What is needed:
Retype the data exactly, from its first line to the line containing "0.74, 0.735, 0.735]", including both, and skip any picture.
* BEGIN *
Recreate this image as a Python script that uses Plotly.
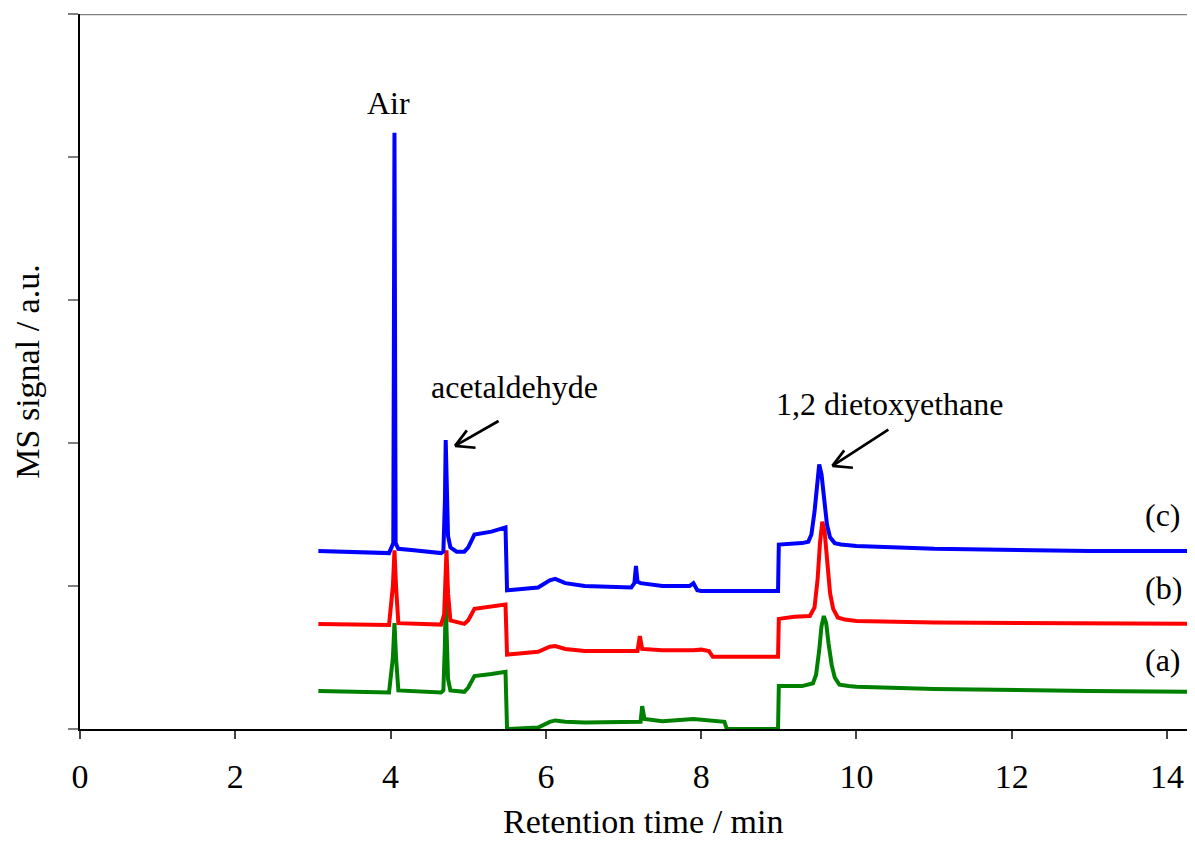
import plotly.graph_objects as go

# Retention time (min) and MS signal (a.u., offset traces)
t_a = [3.07, 3.98, 4.03, 4.05, 4.07, 4.1, 4.65, 4.68, 4.70, 4.71, 4.72, 4.74, 4.77, 4.95, 5.0, 5.08, 5.3, 5.48, 5.5,
       5.9, 6.05, 6.12, 6.25, 6.5, 7.22, 7.24, 7.27, 7.5, 7.9, 8.0, 8.3, 8.33, 8.99, 9.0, 9.3, 9.44, 9.48,
       9.52, 9.55, 9.58, 9.61, 9.64, 9.68, 9.72, 9.78, 9.9, 10.0, 11.0, 12.0, 13.0, 14.4]
s_a = [0.265, 0.255, 0.5, 0.74, 0.5, 0.27, 0.255, 0.27, 0.6, 0.92, 0.7, 0.35, 0.27, 0.26, 0.29, 0.37, 0.385, 0.40, 0.0,
       0.01, 0.05, 0.06, 0.05, 0.045, 0.05, 0.16, 0.07, 0.055, 0.07, 0.065, 0.05, 0.0, 0.0, 0.30, 0.30, 0.32, 0.38,
       0.55, 0.72, 0.79, 0.74, 0.6, 0.45, 0.36, 0.31, 0.30, 0.295, 0.28, 0.27, 0.265, 0.26]

t_b = [3.07, 3.98, 4.03, 4.05, 4.07, 4.1, 4.65, 4.69, 4.71, 4.72, 4.74, 4.77, 4.95, 5.0, 5.08, 5.3, 5.48, 5.5,
       5.9, 6.05, 6.12, 6.25, 6.5, 7.18, 7.21, 7.24, 7.5, 7.9, 8.0, 8.1, 8.15, 8.99, 9.0, 9.2, 9.4, 9.46,
       9.5, 9.53, 9.56, 9.59, 9.62, 9.66, 9.7, 9.76, 9.85, 10.0, 11.0, 12.0, 13.0, 14.4]
s_b = [0.735, 0.728, 1.0, 1.25, 1.0, 0.74, 0.73, 0.8, 1.1, 1.25, 0.95, 0.76, 0.735, 0.76, 0.84, 0.855, 0.87, 0.52,
       0.54, 0.575, 0.58, 0.56, 0.545, 0.545, 0.65, 0.56, 0.55, 0.55, 0.555, 0.545, 0.505, 0.505, 0.77, 0.785, 0.79, 0.85,
       1.05, 1.3, 1.45, 1.38, 1.18, 0.95, 0.84, 0.78, 0.765, 0.755, 0.745, 0.74, 0.735, 0.735]

t_c = [3.07, 3.5, 3.98, 4.035, 4.05, 4.065, 4.1, 4.3, 4.65, 4.68, 4.70, 4.71, 4.72, 4.74, 4.77, 4.85, 4.95, 5.0, 5.08, 5.3,
       5.48, 5.5, 5.9, 6.05, 6.12, 6.25, 6.5, 7.1, 7.14, 7.16, 7.18, 7.22, 7.5, 7.85, 7.9, 7.95, 8.0, 8.99, 9.0,
       9.3, 9.38, 9.42, 9.46, 9.49, 9.52, 9.55, 9.58, 9.62, 9.66, 9.72, 9.8, 10.0, 11.0, 12.0, 13.0, 14.4]
s_c = [1.245, 1.235, 1.23, 1.3, 4.17, 1.3, 1.26, 1.25, 1.23, 1.24, 1.6, 2.02, 1.7, 1.35, 1.27, 1.24, 1.24, 1.27, 1.36, 1.38,
       1.41, 0.97, 0.99, 1.04, 1.05, 1.02, 1.0, 0.99, 1.02, 1.14, 1.03, 1.02, 1.0, 1.0, 1.02, 0.97, 0.965, 0.965, 1.29,
       1.3, 1.31, 1.36, 1.52, 1.72, 1.85, 1.78, 1.6, 1.43, 1.34, 1.30, 1.29, 1.28, 1.26, 1.25, 1.245, 1.245]

x_ticks = [0, 2, 4, 6, 8, 10, 12, 14]
y_ticks = [0, 1, 2, 3, 4, 5]

FONT = "Liberation Serif"

fig = go.Figure()
for t, s, c in [(t_a, s_a, "#008000"), (t_b, s_b, "#FF0000"), (t_c, s_c, "#0000FF")]:
    fig.add_trace(go.Scatter(x=t, y=s, mode="lines", line=dict(color=c, width=4), showlegend=False))

ann = []
ann.append(dict(x=3.97, y=4.38, text="Air", showarrow=False, xref="x", yref="y"))
ann.append(dict(x=5.60, y=2.39, text="acetaldehyde", showarrow=False, xref="x", yref="y"))
ann.append(dict(x=10.42, y=2.27, text="1,2 dietoxyethane", showarrow=False, xref="x", yref="y"))
ann.append(dict(x=13.95, y=1.50, text="(c)", showarrow=False, xref="x", yref="y"))
ann.append(dict(x=13.95, y=0.986, text="(b)", showarrow=False, xref="x", yref="y"))
ann.append(dict(x=13.95, y=0.48, text="(a)", showarrow=False, xref="x", yref="y"))
# arrows (shaft + open V head)
for hx, hy, tx, ty in [(4.83, 1.98, 5.41, 2.16), (9.69, 1.84, 10.43, 2.10)]:
    ann.append(dict(x=hx, y=hy, ax=tx, ay=ty, axref="x", ayref="y", xref="x", yref="y", text="",
                    showarrow=True, arrowhead=0, arrowwidth=2.7, arrowcolor="black"))
    for wx, wy in [(13, -17), (22, 2)]:
        ann.append(dict(x=hx, y=hy, ax=wx, ay=wy, xref="x", yref="y", text="",
                        showarrow=True, arrowhead=0, arrowwidth=2.7, arrowcolor="black"))
ann.append(dict(x=0.505, y=-0.13, xref="paper", yref="paper", text="Retention time / min",
                showarrow=False, yanchor="middle", font=dict(family=FONT, size=34, color="black")))
for a in ann:
    a.setdefault("font", dict(family=FONT, size=32, color="black"))

fig.update_layout(
    width=1187, height=833,
    margin=dict(l=72, r=0, t=6, b=112),
    plot_bgcolor="white", paper_bgcolor="white",
    font=dict(family=FONT, size=34, color="black"),
    annotations=ann,
    shapes=[dict(type="line", xref="paper", yref="y", x0=0, x1=1, y0=5, y1=5,
                 line=dict(color="#808080", width=2.5))],
    xaxis=dict(range=[0, 14.36], tickvals=x_ticks, ticks="outside", ticklen=8, tickwidth=1.5,
               tickcolor="#444", showline=True, linecolor="black", linewidth=1.5, showgrid=False,
               zeroline=False, tickfont=dict(family=FONT, size=34), automargin=False,
               ticklabelstandoff=8),
    yaxis=dict(range=[0, 5], tickvals=y_ticks, ticks="outside", ticklen=10, tickwidth=2,
               tickcolor="#808080", showline=True, linecolor="black", linewidth=1.5, showgrid=False,
               zeroline=False, showticklabels=False, automargin=False,
               title=dict(text="MS signal / a.u.", font=dict(family=FONT, size=34), standoff=18)),
)

fig.write_html("out.html")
* END *
Task solution:
Recreate this image as a Python script that uses Plotly.
import plotly.graph_objects as go

# Retention time (min) and MS signal (a.u., offset traces)
t_a = [3.07, 3.98, 4.03, 4.05, 4.07, 4.1, 4.65, 4.68, 4.70, 4.71, 4.72, 4.74, 4.77, 4.95, 5.0, 5.08, 5.3, 5.48, 5.5,
       5.9, 6.05, 6.12, 6.25, 6.5, 7.22, 7.24, 7.27, 7.5, 7.9, 8.0, 8.3, 8.33, 8.99, 9.0, 9.3, 9.44, 9.48,
       9.52, 9.55, 9.58, 9.61, 9.64, 9.68, 9.72, 9.78, 9.9, 10.0, 11.0, 12.0, 13.0, 14.4]
s_a = [0.265, 0.255, 0.5, 0.74, 0.5, 0.27, 0.255, 0.27, 0.6, 0.92, 0.7, 0.35, 0.27, 0.26, 0.29, 0.37, 0.385, 0.40, 0.0,
       0.01, 0.05, 0.06, 0.05, 0.045, 0.05, 0.16, 0.07, 0.055, 0.07, 0.065, 0.05, 0.0, 0.0, 0.30, 0.30, 0.32, 0.38,
       0.55, 0.72, 0.79, 0.74, 0.6, 0.45, 0.36, 0.31, 0.30, 0.295, 0.28, 0.27, 0.265, 0.26]

t_b = [3.07, 3.98, 4.03, 4.05, 4.07, 4.1, 4.65, 4.69, 4.71, 4.72, 4.74, 4.77, 4.95, 5.0, 5.08, 5.3, 5.48, 5.5,
       5.9, 6.05, 6.12, 6.25, 6.5, 7.18, 7.21, 7.24, 7.5, 7.9, 8.0, 8.1, 8.15, 8.99, 9.0, 9.2, 9.4, 9.46,
       9.5, 9.53, 9.56, 9.59, 9.62, 9.66, 9.7, 9.76, 9.85, 10.0, 11.0, 12.0, 13.0, 14.4]
s_b = [0.735, 0.728, 1.0, 1.25, 1.0, 0.74, 0.73, 0.8, 1.1, 1.25, 0.95, 0.76, 0.735, 0.76, 0.84, 0.855, 0.87, 0.52,
       0.54, 0.575, 0.58, 0.56, 0.545, 0.545, 0.65, 0.56, 0.55, 0.55, 0.555, 0.545, 0.505, 0.505, 0.77, 0.785, 0.79, 0.85,
       1.05, 1.3, 1.45, 1.38, 1.18, 0.95, 0.84, 0.78, 0.765, 0.755, 0.745, 0.74, 0.735, 0.735]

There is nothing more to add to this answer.